§ **TASK DETAILS**
Take the lines of the data below from the very first through the line containing "True, True, True]" and output them exactly, pictures excluded.

START RAW RECORDS

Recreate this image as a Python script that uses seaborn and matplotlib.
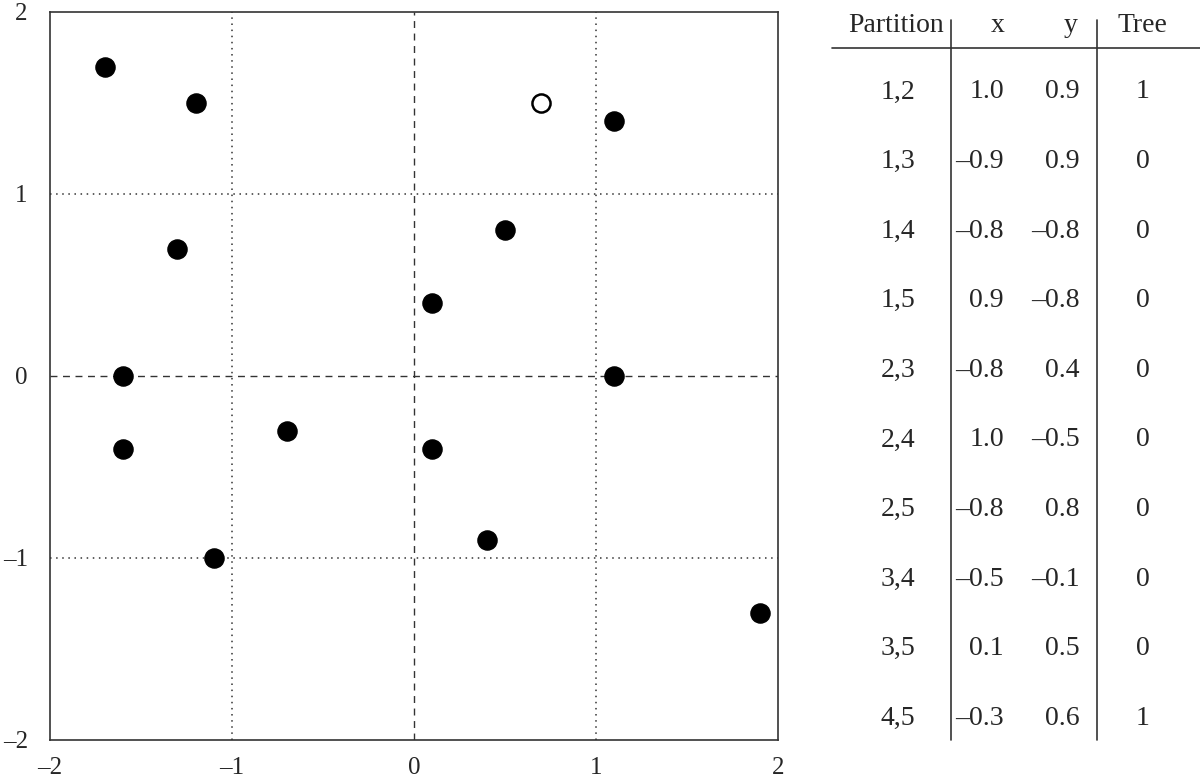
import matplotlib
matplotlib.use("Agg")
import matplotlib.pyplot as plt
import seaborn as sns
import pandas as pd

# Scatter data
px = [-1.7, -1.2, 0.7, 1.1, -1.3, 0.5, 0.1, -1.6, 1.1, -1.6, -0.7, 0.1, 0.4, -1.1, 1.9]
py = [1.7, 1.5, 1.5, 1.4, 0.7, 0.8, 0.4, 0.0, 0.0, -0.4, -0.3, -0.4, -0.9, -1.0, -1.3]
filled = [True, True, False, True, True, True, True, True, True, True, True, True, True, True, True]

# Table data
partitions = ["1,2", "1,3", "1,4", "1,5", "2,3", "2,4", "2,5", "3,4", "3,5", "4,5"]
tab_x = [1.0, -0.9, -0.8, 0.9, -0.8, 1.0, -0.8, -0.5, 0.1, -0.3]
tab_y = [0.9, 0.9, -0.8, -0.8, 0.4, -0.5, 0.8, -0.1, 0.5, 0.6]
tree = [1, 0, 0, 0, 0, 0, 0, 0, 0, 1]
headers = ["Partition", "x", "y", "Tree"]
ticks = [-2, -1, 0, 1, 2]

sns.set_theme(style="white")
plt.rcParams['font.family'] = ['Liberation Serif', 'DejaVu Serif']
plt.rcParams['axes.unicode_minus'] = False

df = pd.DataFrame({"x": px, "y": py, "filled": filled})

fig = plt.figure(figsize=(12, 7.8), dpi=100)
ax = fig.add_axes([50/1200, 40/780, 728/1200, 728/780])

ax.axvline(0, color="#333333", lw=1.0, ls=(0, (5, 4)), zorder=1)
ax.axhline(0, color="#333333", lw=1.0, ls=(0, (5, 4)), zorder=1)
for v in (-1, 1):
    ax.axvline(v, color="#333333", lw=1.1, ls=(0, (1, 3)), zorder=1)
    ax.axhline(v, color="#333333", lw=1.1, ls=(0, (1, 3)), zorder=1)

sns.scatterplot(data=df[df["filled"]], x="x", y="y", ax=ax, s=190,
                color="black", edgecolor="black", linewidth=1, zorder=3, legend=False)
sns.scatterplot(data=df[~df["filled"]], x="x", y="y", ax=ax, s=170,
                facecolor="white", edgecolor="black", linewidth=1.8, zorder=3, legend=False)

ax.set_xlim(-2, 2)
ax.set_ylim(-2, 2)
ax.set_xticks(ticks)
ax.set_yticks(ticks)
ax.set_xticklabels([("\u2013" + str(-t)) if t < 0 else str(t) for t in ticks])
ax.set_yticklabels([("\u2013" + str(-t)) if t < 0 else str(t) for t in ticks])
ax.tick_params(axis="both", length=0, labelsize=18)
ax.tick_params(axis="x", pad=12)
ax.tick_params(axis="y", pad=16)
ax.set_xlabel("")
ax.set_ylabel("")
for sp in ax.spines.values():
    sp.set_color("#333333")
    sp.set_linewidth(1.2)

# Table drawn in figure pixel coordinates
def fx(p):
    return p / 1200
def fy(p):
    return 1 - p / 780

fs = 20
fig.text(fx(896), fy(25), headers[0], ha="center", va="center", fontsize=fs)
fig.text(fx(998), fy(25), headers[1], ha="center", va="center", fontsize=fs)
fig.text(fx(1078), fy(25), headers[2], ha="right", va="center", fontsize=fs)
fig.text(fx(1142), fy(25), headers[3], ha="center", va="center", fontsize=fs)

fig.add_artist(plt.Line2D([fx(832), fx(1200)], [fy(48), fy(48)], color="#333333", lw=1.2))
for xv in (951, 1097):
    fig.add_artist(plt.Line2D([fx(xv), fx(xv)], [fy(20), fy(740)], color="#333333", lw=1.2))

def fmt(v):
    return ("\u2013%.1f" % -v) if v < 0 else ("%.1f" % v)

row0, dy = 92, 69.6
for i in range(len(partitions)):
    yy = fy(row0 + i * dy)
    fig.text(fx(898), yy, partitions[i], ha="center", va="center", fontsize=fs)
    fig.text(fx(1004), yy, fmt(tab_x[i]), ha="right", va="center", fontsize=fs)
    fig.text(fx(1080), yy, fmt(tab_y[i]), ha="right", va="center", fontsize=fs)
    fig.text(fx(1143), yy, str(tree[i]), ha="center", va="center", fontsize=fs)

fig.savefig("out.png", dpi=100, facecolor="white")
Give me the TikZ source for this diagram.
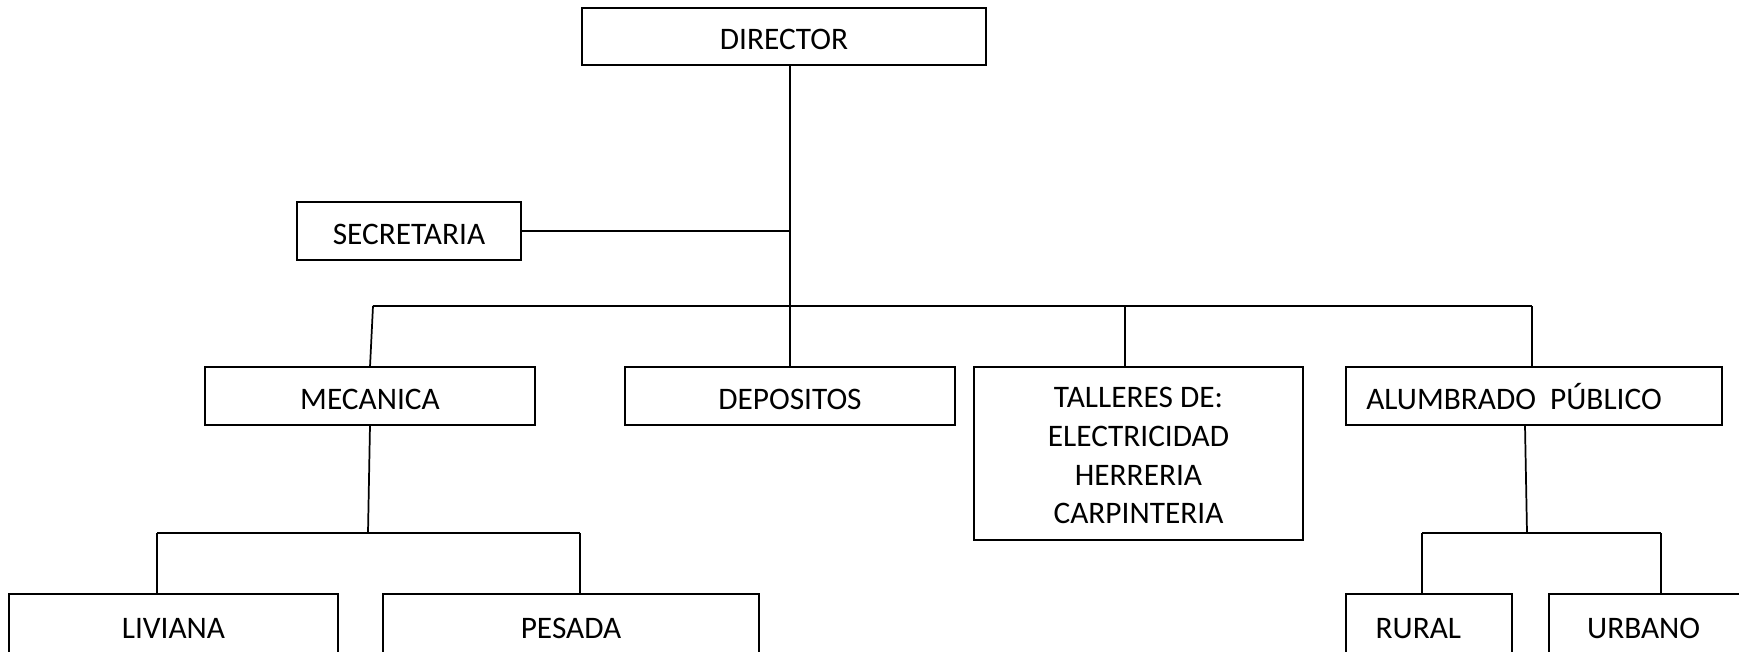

END RAW RECORDS

§ **TASK ANSWER**
Recreate this image as a Python script that uses seaborn and matplotlib.
import matplotlib
matplotlib.use("Agg")
import matplotlib.pyplot as plt
import seaborn as sns
import pandas as pd

# Scatter data
px = [-1.7, -1.2, 0.7, 1.1, -1.3, 0.5, 0.1, -1.6, 1.1, -1.6, -0.7, 0.1, 0.4, -1.1, 1.9]
py = [1.7, 1.5, 1.5, 1.4, 0.7, 0.8, 0.4, 0.0, 0.0, -0.4, -0.3, -0.4, -0.9, -1.0, -1.3]
filled = [True, True, False, True, True, True, True, True, True, True, True, True, True, True, True]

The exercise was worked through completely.